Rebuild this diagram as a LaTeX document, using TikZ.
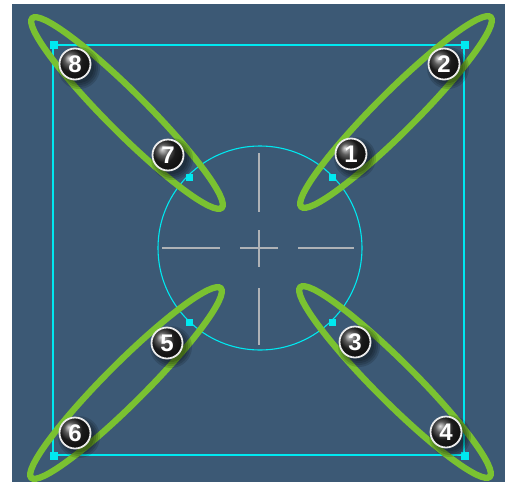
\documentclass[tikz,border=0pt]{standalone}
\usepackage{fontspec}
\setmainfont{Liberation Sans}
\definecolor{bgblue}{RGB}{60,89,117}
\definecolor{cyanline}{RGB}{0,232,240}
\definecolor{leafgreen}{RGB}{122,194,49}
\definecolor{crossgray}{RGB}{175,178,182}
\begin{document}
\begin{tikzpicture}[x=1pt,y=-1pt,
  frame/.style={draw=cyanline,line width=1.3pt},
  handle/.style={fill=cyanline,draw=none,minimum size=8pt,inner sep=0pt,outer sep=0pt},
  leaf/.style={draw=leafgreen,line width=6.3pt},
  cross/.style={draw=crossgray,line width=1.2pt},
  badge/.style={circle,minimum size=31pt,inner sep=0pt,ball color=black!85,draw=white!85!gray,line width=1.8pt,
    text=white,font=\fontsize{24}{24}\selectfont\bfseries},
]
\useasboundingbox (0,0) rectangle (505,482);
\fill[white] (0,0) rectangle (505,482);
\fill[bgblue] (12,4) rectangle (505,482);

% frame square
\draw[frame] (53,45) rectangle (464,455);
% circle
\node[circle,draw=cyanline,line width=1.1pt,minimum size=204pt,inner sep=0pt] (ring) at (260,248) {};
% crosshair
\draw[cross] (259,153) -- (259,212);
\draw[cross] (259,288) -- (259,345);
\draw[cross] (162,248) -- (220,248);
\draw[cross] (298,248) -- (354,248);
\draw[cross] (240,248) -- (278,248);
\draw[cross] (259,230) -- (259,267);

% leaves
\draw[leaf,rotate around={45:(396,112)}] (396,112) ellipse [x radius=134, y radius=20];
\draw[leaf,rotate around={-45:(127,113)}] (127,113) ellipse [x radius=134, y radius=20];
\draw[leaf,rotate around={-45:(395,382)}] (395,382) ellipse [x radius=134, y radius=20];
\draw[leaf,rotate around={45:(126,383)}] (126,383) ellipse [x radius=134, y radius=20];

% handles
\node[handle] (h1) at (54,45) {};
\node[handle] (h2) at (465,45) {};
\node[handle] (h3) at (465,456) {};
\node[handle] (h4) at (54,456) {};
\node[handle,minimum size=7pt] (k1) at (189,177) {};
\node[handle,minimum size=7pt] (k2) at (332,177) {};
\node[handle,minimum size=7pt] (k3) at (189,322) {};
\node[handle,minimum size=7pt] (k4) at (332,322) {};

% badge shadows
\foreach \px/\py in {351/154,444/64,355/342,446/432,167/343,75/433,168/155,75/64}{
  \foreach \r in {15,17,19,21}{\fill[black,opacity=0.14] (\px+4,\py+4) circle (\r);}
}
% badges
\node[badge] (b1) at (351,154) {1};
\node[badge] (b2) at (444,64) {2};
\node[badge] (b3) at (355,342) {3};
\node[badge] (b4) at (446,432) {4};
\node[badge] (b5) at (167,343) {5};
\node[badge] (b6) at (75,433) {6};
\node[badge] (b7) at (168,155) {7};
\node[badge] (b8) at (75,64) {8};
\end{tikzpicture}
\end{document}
· · · ·
WHAT THE EXERCISE ASKS =>
Output the material word for word, omitting its pictures.

EXERCISE ANSWER =>
Rebuild this diagram as a LaTeX document, using TikZ.
\documentclass[tikz,border=0pt]{standalone}
\usepackage{fontspec}
\setmainfont{Liberation Sans}
\definecolor{bgblue}{RGB}{60,89,117}
\definecolor{cyanline}{RGB}{0,232,240}
\definecolor{leafgreen}{RGB}{122,194,49}
\definecolor{crossgray}{RGB}{175,178,182}
\begin{document}
\begin{tikzpicture}[x=1pt,y=-1pt,
  frame/.style={draw=cyanline,line width=1.3pt},
  handle/.style={fill=cyanline,draw=none,minimum size=8pt,inner sep=0pt,outer sep=0pt},
  leaf/.style={draw=leafgreen,line width=6.3pt},
  cross/.style={draw=crossgray,line width=1.2pt},
  badge/.style={circle,minimum size=31pt,inner sep=0pt,ball color=black!85,draw=white!85!gray,line width=1.8pt,
    text=white,font=\fontsize{24}{24}\selectfont\bfseries},
]
\useasboundingbox (0,0) rectangle (505,482);
\fill[white] (0,0) rectangle (505,482);
\fill[bgblue] (12,4) rectangle (505,482);

% frame square
\draw[frame] (53,45) rectangle (464,455);
% circle
\node[circle,draw=cyanline,line width=1.1pt,minimum size=204pt,inner sep=0pt] (ring) at (260,248) {};
% crosshair
\draw[cross] (259,153) -- (259,212);
\draw[cross] (259,288) -- (259,345);
\draw[cross] (162,248) -- (220,248);
\draw[cross] (298,248) -- (354,248);
\draw[cross] (240,248) -- (278,248);
\draw[cross] (259,230) -- (259,267);

% leaves
\draw[leaf,rotate around={45:(396,112)}] (396,112) ellipse [x radius=134, y radius=20];
\draw[leaf,rotate around={-45:(127,113)}] (127,113) ellipse [x radius=134, y radius=20];
\draw[leaf,rotate around={-45:(395,382)}] (395,382) ellipse [x radius=134, y radius=20];
\draw[leaf,rotate around={45:(126,383)}] (126,383) ellipse [x radius=134, y radius=20];

% handles
\node[handle] (h1) at (54,45) {};
\node[handle] (h2) at (465,45) {};
\node[handle] (h3) at (465,456) {};
\node[handle] (h4) at (54,456) {};
\node[handle,minimum size=7pt] (k1) at (189,177) {};
\node[handle,minimum size=7pt] (k2) at (332,177) {};
\node[handle,minimum size=7pt] (k3) at (189,322) {};
\node[handle,minimum size=7pt] (k4) at (332,322) {};

% badge shadows
\foreach \px/\py in {351/154,444/64,355/342,446/432,167/343,75/433,168/155,75/64}{
  \foreach \r in {15,17,19,21}{\fill[black,opacity=0.14] (\px+4,\py+4) circle (\r);}
}
% badges
\node[badge] (b1) at (351,154) {1};
\node[badge] (b2) at (444,64) {2};
\node[badge] (b3) at (355,342) {3};
\node[badge] (b4) at (446,432) {4};
\node[badge] (b5) at (167,343) {5};
\node[badge] (b6) at (75,433) {6};
\node[badge] (b7) at (168,155) {7};
\node[badge] (b8) at (75,64) {8};
\end{tikzpicture}
\end{document}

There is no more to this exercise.